We should be reminded of the Tory Government's legacy. They thought that mass unemployment was inevitable. They destroyed long-standing jobs without creating new ones; they refused to back South Yorkshire for objective 1 funding; and they sought to drive women back into the home. The only growth under the Tory Government was that in violent crime. Their only gift was that of a holiday to those who burgled our homes and mugged people on the street, who never saw the inside of a court room, let alone a prison cell. The Conservative Government were out of touch. Their great offering to Don Valley was to close our major industries and offer us no hope.

Doncaster and Don Valley have hope for the future. Under the announcements made this week, we shall gain more than £80 million, which can be invested in local services, and £24 million in my constituency. All that would be under threat, should the Tories ever return to power.

I agree with the hon. Member for Chichester (Mr. Tyrie) in one respect: the Government must ensure that the money that they provide is spent wisely and that adequate checks are made to see that funding is used in the best way possible. We must ensure that the partnerships that we establish do not waste time in delivering the services that people want. Just as the Government provide three years' notice of funding, that should be copied at local level.

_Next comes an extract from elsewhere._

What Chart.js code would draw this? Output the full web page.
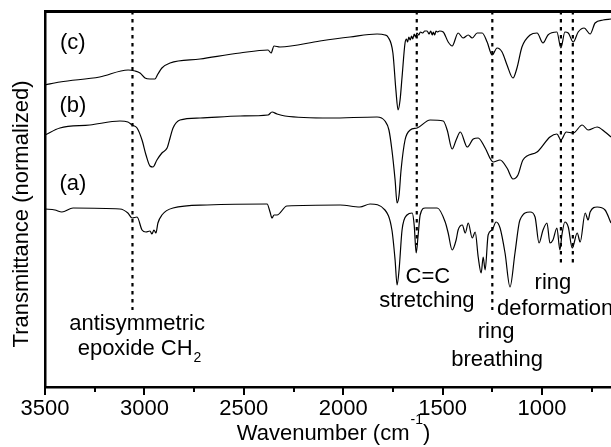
<!DOCTYPE html>
<html>
<head>
<meta charset="utf-8">
<script src="https://cdn.jsdelivr.net/npm/chart.js@4.4.1/dist/chart.umd.min.js"></script>
<style>
  html, body { margin: 0; padding: 0; background: #fff; }
</style>
</head>
<body>
<canvas id="ftirChart" width="611" height="447"></canvas>
<script>
// wavenumbers (cm-1) and normalized transmittance (offset per spectrum)
const waveA = [3500, 3450, 3415, 3359, 3123, 3083, 3062, 3037, 3012, 2992, 2972, 2962, 2952, 2942, 2932, 2912, 2856, 2685,
  2383, 2368, 2358, 2348, 2333, 2283, 2016, 1916, 1865, 1790, 1755, 1739, 1729, 1719, 1704, 1679, 1653, 1643, 1633, 1623,
  1613, 1588, 1527, 1487, 1472, 1452, 1432, 1422, 1401, 1386, 1371, 1351, 1336, 1321, 1306, 1296, 1286, 1271, 1251, 1231,
  1211, 1186, 1161, 1136, 1111, 1060, 1035, 1015, 995, 975, 960, 945, 925, 910, 900, 885, 868, 848, 823, 808, 783, 768,
  758, 723, 683, 653];
const transA = [178, 177, 175, 179, 178, 174, 169, 170, 157, 155, 156, 153, 157, 154, 164, 172, 179, 182,
  183, 175, 169, 172, 172, 181, 182, 180, 183, 177, 157, 127, 102, 117, 157, 172, 174, 162, 134, 152,
  172, 179, 179, 165, 154, 137, 147, 157, 162, 154, 164, 149, 155, 130, 114, 130, 117, 152, 157, 165,
  159, 134, 100, 134, 167, 175, 170, 144, 157, 164, 144, 147, 159, 137, 152, 165, 160, 139, 154, 145, 174, 167,
  175, 180, 177, 164];

const waveB = [3500, 3425, 3274, 3123, 3083, 3062, 3037, 3012, 2992, 2972, 2957, 2937, 2912, 2886, 2871, 2856, 2821, 2720,
  2519, 2378, 2358, 2333, 2293, 2066, 1830, 1790, 1770, 1755, 1739, 1729, 1719, 1709, 1689, 1663, 1628, 1563, 1497, 1477,
  1452, 1432, 1411, 1376, 1346, 1321, 1286, 1246, 1211, 1176, 1146, 1121, 1096, 1025, 960, 925, 905, 878, 843, 798, 768,
  723, 683, 653];
const transB = [252, 259, 262, 266, 265, 262, 259, 247, 232, 221, 220, 227, 234, 239, 249, 259, 267, 269,
  271, 272, 275, 273, 271, 269, 270, 266, 257, 237, 207, 184, 192, 217, 247, 257, 259, 267, 266, 257,
  238, 247, 255, 240, 248, 249, 239, 225, 227, 219, 208, 212, 227, 235, 250, 253, 247, 255, 254, 262, 257,
  260, 255, 250];

const waveC = [3500, 3425, 3225, 3082, 3047, 3022, 2997, 2972, 2947, 2932, 2912, 2871, 2720, 2519, 2378, 2363, 2348, 2318,
  2117, 1966, 1830, 1790, 1775, 1750, 1735, 1724, 1714, 1704, 1689, 1682, 1676, 1670, 1663, 1656, 1650, 1643, 1636, 1629,
  1620, 1612, 1600, 1590, 1578, 1568, 1560, 1552, 1547, 1540, 1533, 1527, 1515, 1497, 1472, 1452, 1422, 1397, 1371, 1351,
  1326, 1301, 1276, 1251, 1226, 1201, 1176, 1146, 1126, 1101, 1060, 1025, 995, 970, 925, 905, 885, 868, 843, 818, 788,
  758, 733, 693, 653];
const transC = [302, 305, 310, 317, 316, 314, 309, 308, 308, 313, 319, 324, 328, 334, 337, 334, 341, 340,
  346, 350, 353, 352, 350, 334, 297, 277, 287, 310, 344, 348, 345, 350, 347, 351, 348, 353, 350, 354,
  352, 355, 354, 356, 356, 353, 356, 352, 355, 352, 356, 355, 356, 355, 345, 341, 354, 349, 352, 349,
  354, 354, 345, 332, 339, 335, 322, 309, 319, 340, 352, 354, 344, 352, 355, 339, 355, 354, 345, 355, 359,
  353, 364, 367, 368];

// marked bands: wavenumber and where the dotted line stops
const bandWaves = [3060, 1630, 1250, 905, 845];
const bandEnds = [77, 142, 77, 124, 124];

const panelLabels = ['(a)', '(b)', '(c)'];
const xTickValues = [3500, 3000, 2500, 2000, 1500, 1000];
const xMinorTicks = [3250, 2750, 2250, 1750, 1250, 750];

const FONT = '"Liberation Sans", Arial, Helvetica, sans-serif';
const TOP = 376;

const toPoints = (w, t) => w.map((v, i) => ({ x: v, y: t[i] }));

const spectrum = (label, w, t) => ({
  label: label,
  data: toPoints(w, t),
  borderColor: '#000',
  borderWidth: 1.2,
  pointRadius: 0,
  cubicInterpolationMode: 'monotone',
  xAxisID: 'x',
  yAxisID: 'y'
});

const bandLines = bandWaves.map((w, i) => ({
  label: 'band ' + w,
  data: [{ x: w, y: TOP }, { x: w, y: bandEnds[i] }],
  borderColor: '#000',
  borderWidth: 2.2,
  borderDash: [3.5, 4.5],
  pointRadius: 0,
  xAxisID: 'x',
  yAxisID: 'y'
}));

const overlay = {
  id: 'overlay',
  afterDraw(chart) {
    const { ctx, chartArea: area, scales: { x, y } } = chart;
    ctx.save();
    ctx.strokeStyle = '#000';
    ctx.fillStyle = '#000';

    // outward tick marks on the wavenumber axis
    ctx.lineWidth = 2;
    ctx.beginPath();
    xTickValues.forEach(v => {
      const px = Math.round(x.getPixelForValue(v));
      ctx.moveTo(px, area.bottom);
      ctx.lineTo(px, area.bottom + 8);
    });
    xMinorTicks.forEach(v => {
      const px = Math.round(x.getPixelForValue(v));
      ctx.moveTo(px, area.bottom);
      ctx.lineTo(px, area.bottom + 5);
    });
    ctx.stroke();

    ctx.font = '22px ' + FONT;
    ctx.textBaseline = 'alphabetic';
    ctx.textAlign = 'center';

    // (a) (b) (c)
    const labelY = [197, 275, 338];
    panelLabels.forEach((t, i) => {
      ctx.fillText(t, x.getPixelForValue(3360), y.getPixelForValue(labelY[i]));
    });

    // band annotations
    ctx.fillText('antisymmetric', x.getPixelForValue(3037), y.getPixelForValue(57));
    ctx.fillText('C=C', x.getPixelForValue(1574), y.getPixelForValue(104));
    ctx.fillText('stretching', x.getPixelForValue(1579), y.getPixelForValue(80));
    ctx.fillText('ring', x.getPixelForValue(945), y.getPixelForValue(98));
    ctx.fillText('ring', x.getPixelForValue(1231), y.getPixelForValue(49));
    ctx.fillText('breathing', x.getPixelForValue(1226), y.getPixelForValue(21));
    ctx.textAlign = 'left';
    ctx.fillText('deformation', x.getPixelForValue(1226), y.getPixelForValue(72));

    // epoxide CH2 with subscript
    const main = 'epoxide CH';
    const mw = ctx.measureText(main).width;
    ctx.font = '14px ' + FONT;
    const sw = ctx.measureText('2').width;
    const sx = x.getPixelForValue(3027) - (mw + sw) / 2;
    const by = y.getPixelForValue(32);
    ctx.font = '22px ' + FONT;
    ctx.fillText(main, sx, by);
    ctx.font = '14px ' + FONT;
    ctx.fillText('2', sx + mw + 1, by + 7);

    // x axis title with superscript
    ctx.font = '22px ' + FONT;
    const t1 = 'Wavenumber (cm';
    const w1 = ctx.measureText(t1).width;
    const w3 = ctx.measureText(')').width;
    ctx.font = '14px ' + FONT;
    const w2 = ctx.measureText('-1').width;
    const tx = (area.left + area.right) / 2 + 5 - (w1 + w2 + w3) / 2;
    const ty = area.bottom + 53;
    ctx.font = '22px ' + FONT;
    ctx.fillText(t1, tx, ty);
    ctx.font = '14px ' + FONT;
    ctx.fillText('-1', tx + w1 + 1, ty - 16);
    ctx.font = '22px ' + FONT;
    ctx.fillText(')', tx + w1 + w2 + 1, ty);

    // y axis title
    ctx.translate(area.left - 23, y.getPixelForValue(173));
    ctx.rotate(-Math.PI / 2);
    ctx.textAlign = 'center';
    ctx.textBaseline = 'middle';
    ctx.fillText('Transmittance (normalized)', 0, 0);
    ctx.restore();
  }
};

new Chart(document.getElementById('ftirChart').getContext('2d'), {
  type: 'line',
  data: {
    datasets: [
      ...bandLines,
      spectrum('(a)', waveA, transA),
      spectrum('(b)', waveB, transB),
      spectrum('(c)', waveC, transC)
    ]
  },
  options: {
    responsive: false,
    animation: false,
    layout: { padding: { top: 11, right: 0, bottom: 0, left: 0 } },
    plugins: {
      legend: { display: false },
      tooltip: { enabled: false }
    },
    scales: {
      x: {
        type: 'linear',
        position: 'bottom',
        reverse: true,
        min: 653,
        max: 3500,
        grid: { display: false, drawTicks: false },
        border: { display: true, color: '#000', width: 2.5 },
        ticks: {
          color: '#000',
          font: { family: FONT, size: 22 },
          padding: 9,
          maxRotation: 0,
          autoSkip: false,
          callback: v => String(v)
        },
        afterBuildTicks: s => { s.ticks = xTickValues.map(v => ({ value: v })); },
        afterFit: s => { s.height = 60; }
      },
      x2: {
        type: 'linear',
        position: 'top',
        reverse: true,
        min: 653,
        max: 3500,
        grid: { display: false, drawTicks: false },
        ticks: { display: false },
        border: { display: true, color: '#000', width: 3 },
        afterFit: s => { s.height = 0; }
      },
      y: {
        type: 'linear',
        min: 0,
        max: TOP,
        grid: { display: false, drawTicks: false },
        ticks: { display: false },
        border: { display: true, color: '#000', width: 2.5 },
        afterFit: s => { s.width = 45; }
      }
    }
  },
  plugins: [overlay]
});
</script>
</body>
</html>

In order to be sustainable, child care projects need the comfort of three years' funding if child care is to improve.

The Government are clearly providing a huge amount of resources in all sorts of areas that benefit the people whom I represent. However, we must tackle the issue of how that money is spent so that it benefits local people. In some areas, we must streamline the bureaucracy or look at how the Government offices work to see whether they are monitoring the situation. If necessary, we must remind local agencies of their duty to ensure that they spend their time not holding meetings and committees and carrying out administration, but ensuring that people see what the Government are providing and that the resources meet local people's needs.